Data records:
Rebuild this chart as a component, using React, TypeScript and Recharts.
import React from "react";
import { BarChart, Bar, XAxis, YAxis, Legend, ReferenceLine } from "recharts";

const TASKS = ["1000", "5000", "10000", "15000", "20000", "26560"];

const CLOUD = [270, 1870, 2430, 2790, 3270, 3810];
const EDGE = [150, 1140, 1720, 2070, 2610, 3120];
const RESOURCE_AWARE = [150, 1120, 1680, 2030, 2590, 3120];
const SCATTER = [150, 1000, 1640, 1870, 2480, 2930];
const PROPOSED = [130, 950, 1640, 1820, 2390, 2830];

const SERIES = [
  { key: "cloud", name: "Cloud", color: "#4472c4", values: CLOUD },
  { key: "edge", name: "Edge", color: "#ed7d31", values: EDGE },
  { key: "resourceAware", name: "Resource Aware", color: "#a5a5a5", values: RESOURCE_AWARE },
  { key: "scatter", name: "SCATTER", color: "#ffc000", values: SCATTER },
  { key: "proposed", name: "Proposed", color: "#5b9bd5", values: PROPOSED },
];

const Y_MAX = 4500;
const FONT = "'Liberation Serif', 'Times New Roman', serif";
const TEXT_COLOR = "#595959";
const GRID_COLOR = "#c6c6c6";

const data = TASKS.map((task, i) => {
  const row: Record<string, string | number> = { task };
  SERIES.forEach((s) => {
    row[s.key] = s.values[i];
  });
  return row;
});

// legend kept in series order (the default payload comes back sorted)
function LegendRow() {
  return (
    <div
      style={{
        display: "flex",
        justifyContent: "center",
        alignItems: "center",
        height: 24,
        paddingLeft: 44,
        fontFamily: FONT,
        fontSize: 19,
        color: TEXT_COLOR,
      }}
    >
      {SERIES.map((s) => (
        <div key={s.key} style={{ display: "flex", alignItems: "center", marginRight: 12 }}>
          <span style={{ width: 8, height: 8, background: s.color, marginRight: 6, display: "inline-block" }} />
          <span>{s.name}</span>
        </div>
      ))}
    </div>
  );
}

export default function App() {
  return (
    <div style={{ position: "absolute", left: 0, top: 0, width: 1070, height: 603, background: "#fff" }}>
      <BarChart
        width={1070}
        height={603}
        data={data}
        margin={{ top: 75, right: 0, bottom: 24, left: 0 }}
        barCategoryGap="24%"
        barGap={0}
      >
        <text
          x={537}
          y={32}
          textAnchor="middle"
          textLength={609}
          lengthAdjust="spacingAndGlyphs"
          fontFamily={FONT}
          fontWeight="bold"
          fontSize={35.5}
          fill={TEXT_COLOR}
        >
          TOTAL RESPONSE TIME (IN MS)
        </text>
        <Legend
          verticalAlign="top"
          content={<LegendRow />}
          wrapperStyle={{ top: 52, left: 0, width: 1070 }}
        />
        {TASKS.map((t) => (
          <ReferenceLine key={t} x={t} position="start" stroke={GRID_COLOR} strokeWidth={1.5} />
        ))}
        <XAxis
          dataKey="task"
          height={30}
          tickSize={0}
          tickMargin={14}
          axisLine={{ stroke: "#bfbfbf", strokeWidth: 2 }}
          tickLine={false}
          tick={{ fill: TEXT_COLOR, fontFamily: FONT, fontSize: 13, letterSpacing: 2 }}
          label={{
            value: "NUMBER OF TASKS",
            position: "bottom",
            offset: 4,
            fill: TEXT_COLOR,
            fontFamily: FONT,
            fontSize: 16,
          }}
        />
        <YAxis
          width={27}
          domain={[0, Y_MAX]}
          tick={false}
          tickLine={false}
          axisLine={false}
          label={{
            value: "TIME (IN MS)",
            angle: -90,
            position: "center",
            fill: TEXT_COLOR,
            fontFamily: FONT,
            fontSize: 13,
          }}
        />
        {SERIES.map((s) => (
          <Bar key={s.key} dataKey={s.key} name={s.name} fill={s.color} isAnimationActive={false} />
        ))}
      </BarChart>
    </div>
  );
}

==

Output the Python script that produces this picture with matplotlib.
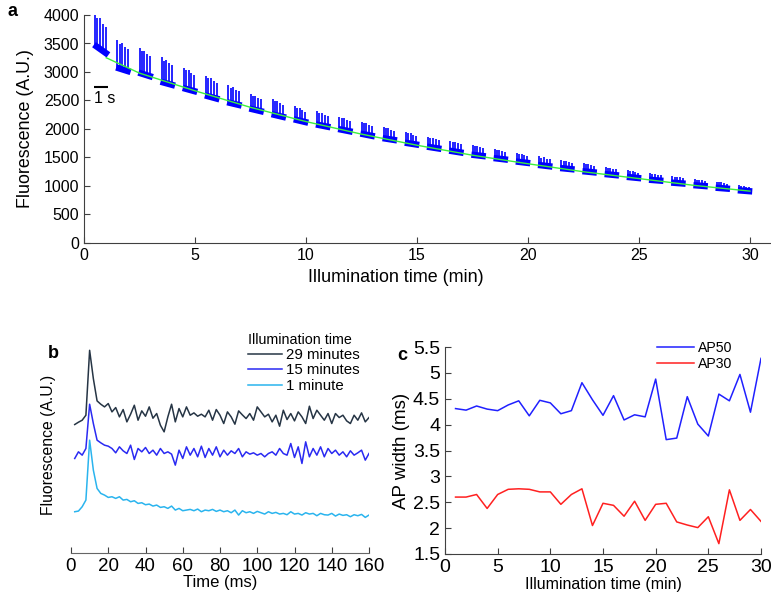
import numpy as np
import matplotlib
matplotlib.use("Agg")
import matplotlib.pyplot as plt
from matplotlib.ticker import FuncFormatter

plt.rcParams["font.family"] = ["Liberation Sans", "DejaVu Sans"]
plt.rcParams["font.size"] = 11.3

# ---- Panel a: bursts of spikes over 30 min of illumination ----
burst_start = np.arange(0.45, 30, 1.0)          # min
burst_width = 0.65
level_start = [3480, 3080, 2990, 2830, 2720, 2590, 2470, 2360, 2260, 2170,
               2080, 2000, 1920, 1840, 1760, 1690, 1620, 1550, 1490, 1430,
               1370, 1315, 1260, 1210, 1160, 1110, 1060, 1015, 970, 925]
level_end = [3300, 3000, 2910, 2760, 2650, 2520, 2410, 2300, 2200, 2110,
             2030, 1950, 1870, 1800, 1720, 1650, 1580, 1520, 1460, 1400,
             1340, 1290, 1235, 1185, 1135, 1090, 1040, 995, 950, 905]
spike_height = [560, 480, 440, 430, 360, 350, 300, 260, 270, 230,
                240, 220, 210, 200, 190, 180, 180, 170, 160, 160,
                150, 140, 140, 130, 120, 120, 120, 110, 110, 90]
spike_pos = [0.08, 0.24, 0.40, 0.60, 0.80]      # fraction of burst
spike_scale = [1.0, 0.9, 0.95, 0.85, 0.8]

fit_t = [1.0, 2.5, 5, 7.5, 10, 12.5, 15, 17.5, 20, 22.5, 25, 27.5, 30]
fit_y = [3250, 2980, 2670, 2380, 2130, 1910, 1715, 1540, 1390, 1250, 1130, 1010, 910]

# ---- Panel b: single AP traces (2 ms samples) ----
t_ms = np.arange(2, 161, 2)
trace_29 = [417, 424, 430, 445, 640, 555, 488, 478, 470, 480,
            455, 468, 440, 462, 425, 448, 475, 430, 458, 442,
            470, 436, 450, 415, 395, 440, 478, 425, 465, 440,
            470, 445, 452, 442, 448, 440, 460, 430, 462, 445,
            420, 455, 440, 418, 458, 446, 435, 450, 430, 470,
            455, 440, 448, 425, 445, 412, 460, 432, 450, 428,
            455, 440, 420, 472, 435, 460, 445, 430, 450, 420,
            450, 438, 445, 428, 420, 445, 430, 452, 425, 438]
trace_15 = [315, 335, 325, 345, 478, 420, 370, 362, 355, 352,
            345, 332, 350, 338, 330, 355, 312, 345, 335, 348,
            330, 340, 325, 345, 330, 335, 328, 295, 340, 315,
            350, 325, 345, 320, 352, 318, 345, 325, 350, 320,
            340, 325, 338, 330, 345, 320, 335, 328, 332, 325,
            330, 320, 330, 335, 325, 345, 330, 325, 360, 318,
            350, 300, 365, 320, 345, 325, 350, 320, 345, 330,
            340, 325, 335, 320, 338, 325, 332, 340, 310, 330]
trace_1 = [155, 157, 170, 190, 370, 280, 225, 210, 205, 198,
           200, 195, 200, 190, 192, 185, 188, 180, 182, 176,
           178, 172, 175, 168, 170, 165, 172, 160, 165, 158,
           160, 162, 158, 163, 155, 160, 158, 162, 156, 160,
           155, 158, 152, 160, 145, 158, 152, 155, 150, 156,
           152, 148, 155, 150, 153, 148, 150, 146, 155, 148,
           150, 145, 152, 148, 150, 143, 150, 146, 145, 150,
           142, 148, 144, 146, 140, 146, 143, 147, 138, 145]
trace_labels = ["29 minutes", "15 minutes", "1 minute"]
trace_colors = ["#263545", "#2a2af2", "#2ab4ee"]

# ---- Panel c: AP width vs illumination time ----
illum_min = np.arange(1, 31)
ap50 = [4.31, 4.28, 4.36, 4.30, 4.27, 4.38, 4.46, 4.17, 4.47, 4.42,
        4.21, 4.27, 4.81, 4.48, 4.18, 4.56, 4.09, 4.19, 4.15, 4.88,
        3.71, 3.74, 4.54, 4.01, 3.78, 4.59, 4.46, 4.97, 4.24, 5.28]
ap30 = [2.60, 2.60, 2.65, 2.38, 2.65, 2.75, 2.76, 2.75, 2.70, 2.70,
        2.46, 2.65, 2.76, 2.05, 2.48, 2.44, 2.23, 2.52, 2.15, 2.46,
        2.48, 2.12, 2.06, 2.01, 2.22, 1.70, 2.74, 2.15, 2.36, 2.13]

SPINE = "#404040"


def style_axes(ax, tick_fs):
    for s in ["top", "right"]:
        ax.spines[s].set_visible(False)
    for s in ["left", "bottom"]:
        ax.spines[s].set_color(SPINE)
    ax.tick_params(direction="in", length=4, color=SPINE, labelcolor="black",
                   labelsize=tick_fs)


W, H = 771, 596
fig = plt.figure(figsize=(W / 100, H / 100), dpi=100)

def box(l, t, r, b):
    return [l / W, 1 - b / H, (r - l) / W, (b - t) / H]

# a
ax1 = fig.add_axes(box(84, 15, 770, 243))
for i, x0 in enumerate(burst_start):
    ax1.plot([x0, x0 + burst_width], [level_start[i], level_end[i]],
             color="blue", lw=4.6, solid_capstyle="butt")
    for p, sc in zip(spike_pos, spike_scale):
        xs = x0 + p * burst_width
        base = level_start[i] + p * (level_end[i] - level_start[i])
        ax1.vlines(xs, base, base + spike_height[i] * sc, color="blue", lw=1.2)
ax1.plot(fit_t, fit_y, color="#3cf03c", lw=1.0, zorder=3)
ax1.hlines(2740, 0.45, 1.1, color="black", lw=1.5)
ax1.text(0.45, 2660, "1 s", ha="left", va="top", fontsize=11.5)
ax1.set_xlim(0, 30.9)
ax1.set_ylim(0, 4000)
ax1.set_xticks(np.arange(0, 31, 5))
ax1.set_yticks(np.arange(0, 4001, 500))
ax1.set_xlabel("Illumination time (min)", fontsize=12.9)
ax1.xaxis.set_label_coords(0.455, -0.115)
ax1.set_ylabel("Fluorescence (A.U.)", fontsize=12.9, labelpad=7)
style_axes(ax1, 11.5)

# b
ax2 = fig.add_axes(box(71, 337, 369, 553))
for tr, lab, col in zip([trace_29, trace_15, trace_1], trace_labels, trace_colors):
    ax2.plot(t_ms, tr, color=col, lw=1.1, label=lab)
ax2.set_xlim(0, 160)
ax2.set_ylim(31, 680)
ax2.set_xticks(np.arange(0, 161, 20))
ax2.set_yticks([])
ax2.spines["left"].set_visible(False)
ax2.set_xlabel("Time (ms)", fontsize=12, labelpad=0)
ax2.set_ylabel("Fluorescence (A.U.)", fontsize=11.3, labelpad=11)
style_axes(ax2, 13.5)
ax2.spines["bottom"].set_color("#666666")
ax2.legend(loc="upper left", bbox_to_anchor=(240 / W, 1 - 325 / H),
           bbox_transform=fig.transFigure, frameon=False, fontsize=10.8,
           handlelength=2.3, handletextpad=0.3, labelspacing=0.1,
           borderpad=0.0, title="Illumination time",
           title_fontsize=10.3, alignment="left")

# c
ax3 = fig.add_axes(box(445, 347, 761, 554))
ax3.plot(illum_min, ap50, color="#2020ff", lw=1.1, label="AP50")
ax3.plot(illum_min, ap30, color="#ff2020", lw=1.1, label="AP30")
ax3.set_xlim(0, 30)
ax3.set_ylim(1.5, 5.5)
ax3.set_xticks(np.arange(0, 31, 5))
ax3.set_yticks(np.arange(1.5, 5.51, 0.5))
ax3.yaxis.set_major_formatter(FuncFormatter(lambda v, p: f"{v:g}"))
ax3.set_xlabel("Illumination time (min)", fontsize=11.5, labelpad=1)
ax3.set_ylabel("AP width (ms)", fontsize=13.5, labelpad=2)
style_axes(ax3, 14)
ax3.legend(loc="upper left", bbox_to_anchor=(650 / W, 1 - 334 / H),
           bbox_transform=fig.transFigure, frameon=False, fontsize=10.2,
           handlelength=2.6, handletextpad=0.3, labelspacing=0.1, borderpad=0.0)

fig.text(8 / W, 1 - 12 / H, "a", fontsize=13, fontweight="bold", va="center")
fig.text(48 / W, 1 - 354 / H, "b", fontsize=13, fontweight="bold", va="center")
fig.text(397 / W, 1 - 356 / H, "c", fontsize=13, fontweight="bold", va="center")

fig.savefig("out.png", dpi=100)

==

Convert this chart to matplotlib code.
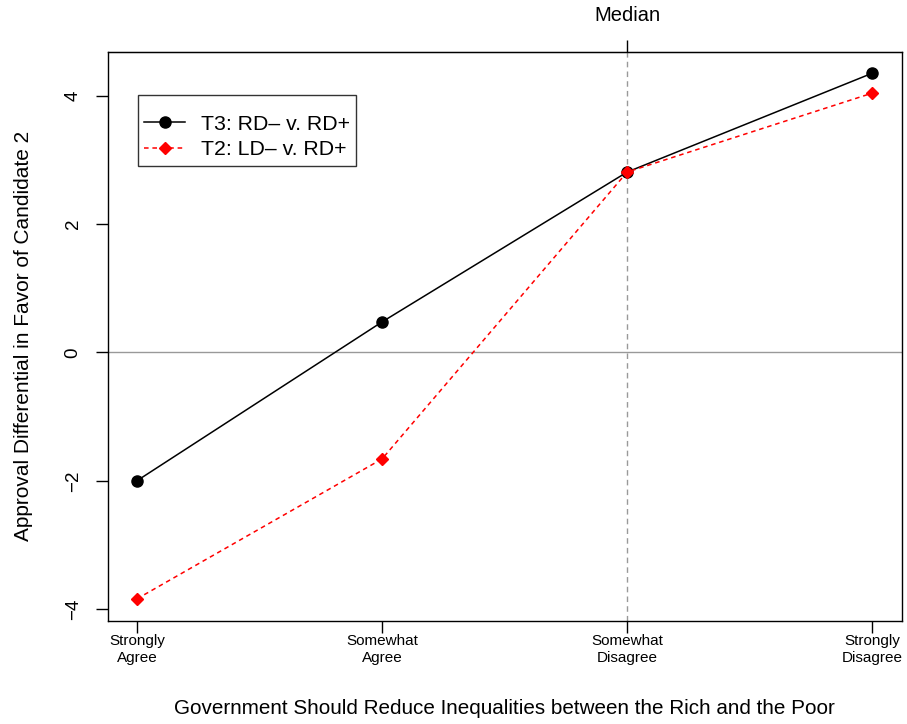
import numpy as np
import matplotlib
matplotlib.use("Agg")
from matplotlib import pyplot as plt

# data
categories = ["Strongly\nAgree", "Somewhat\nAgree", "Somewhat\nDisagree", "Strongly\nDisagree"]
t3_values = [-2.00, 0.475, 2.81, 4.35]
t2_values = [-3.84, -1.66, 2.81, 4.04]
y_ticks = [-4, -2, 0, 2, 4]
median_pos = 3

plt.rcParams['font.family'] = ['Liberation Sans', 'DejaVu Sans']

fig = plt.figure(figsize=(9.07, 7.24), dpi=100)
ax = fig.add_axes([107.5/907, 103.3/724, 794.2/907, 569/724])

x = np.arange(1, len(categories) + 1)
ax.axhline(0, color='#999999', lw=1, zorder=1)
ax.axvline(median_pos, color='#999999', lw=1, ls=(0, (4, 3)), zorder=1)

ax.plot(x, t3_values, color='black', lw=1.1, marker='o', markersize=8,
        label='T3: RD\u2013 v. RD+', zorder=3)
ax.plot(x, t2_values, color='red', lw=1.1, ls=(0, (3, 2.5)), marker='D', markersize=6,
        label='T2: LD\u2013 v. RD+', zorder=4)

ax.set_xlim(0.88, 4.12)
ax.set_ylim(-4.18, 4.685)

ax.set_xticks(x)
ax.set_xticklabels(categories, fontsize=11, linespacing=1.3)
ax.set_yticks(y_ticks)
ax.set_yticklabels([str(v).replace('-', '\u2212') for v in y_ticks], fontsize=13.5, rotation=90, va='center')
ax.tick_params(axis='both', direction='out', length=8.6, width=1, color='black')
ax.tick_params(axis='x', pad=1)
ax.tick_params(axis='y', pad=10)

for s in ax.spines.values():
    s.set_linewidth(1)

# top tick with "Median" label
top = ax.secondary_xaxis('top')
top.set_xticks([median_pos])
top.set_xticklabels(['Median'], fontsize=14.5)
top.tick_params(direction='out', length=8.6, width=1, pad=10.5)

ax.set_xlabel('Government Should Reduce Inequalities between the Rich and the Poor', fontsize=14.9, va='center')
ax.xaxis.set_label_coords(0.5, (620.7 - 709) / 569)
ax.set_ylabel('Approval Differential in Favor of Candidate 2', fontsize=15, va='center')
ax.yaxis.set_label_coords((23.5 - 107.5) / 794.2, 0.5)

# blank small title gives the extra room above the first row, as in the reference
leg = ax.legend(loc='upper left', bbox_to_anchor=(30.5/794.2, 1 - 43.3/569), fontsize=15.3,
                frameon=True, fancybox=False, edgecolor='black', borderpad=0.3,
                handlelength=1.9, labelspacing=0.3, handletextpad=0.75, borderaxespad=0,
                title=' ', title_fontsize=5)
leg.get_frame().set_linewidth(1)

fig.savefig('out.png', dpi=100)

Exercise task: Give back only the lines from the one holding "Convert this chart to matplotlib code." through the one holding "from matplotlib import pyplot as plt", both kept, exactly as written. Omit the images.

Result of this task:
Convert this chart to matplotlib code.
import numpy as np
import matplotlib
matplotlib.use("Agg")
from matplotlib import pyplot as plt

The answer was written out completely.